Si le public d'aujourd'hui est assez éloigné de la sensibilité balletistique de l'époque (encore que le succès des ballet dans les grandes capitales, ou les nombreux spectacles faisant avant tout commerce de décors somptueux, puissent augurer du contraire), on note en revanche l'intemporalité du caractère glottophile des succès à l'Opéra : en décembre 1736, le Mercure de France explique en partie le vif succès des représentations par une courte absence de la célèbre haute-contre Jélyotte :

Le sieur Jéliot, qui avait été absent pendant quelques temps, joue dans l'acte des Sauvages et chante le même rôle qu'il avait déjà joué au mois de mars dernier avec beaucoup d'applaudissement ; car on avait une très grande adeur de le voir, ce qui contribue encore au concours que ce ballet attire.


Cette nouvelle interprétation me séduit beaucoup. Techniquement, on est loin de la perfection léchée des versions Christie (ou même des récentes représentations avec Rousset), mais il y a là une simplicité et une vérité théâtrale que je trouve extrêmement prenantes. Les continuistes (quoique fort bons) ne sont pas les meilleurs, les chanteurs n'ont pas tous des timbres agréables (Gabail et Geslot, je suis toujours séduit, mais on peut ne pas adhérer), et pourtant, il y a, jusque dans les imperfections, une générosité discrète que j'aime beaucoup.

Même les attaques un peu floues de Lefèvre qui ne m'ont pas toujours agréé (1,2) servent ici des personnages sombres très marquants, en contraste avec les amants galants omniprésents.
Plaisir aussi de retrouver la grand élégance de Stéphanie Révidat, qu'on voit finalement assez dans les grandes productions, alors que son médium est plus sûr que la plupart des autres sopranos de son format, qualité particulièrement enviable dans les rôles plus mûrs ou aristocratiques.
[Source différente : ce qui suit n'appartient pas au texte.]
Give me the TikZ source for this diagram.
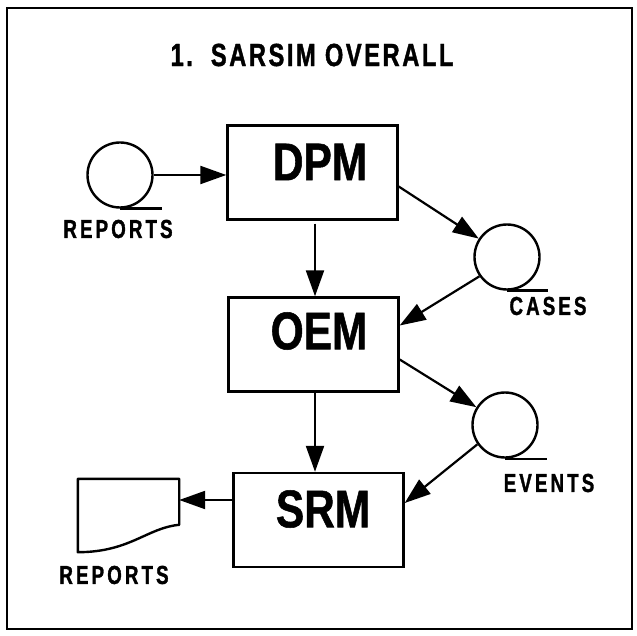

Quant à Reinoud van Mechelen, il continue de semer une musicalité d'un goût parfait partout où il passe.

Bref, enfin du théâtre frémissant, et plus seulement de la jolie musique décorative.

Au disque, un premier choix (a fortiori considérant que le studio Christie, comme son Atys, est extrêmement figé).

À noter, le matériel a été réalisé par le dieu lilypondien Nicolas Sceaux, en concertation avec Hugo Reyne, et se trouve donc librement en ligne.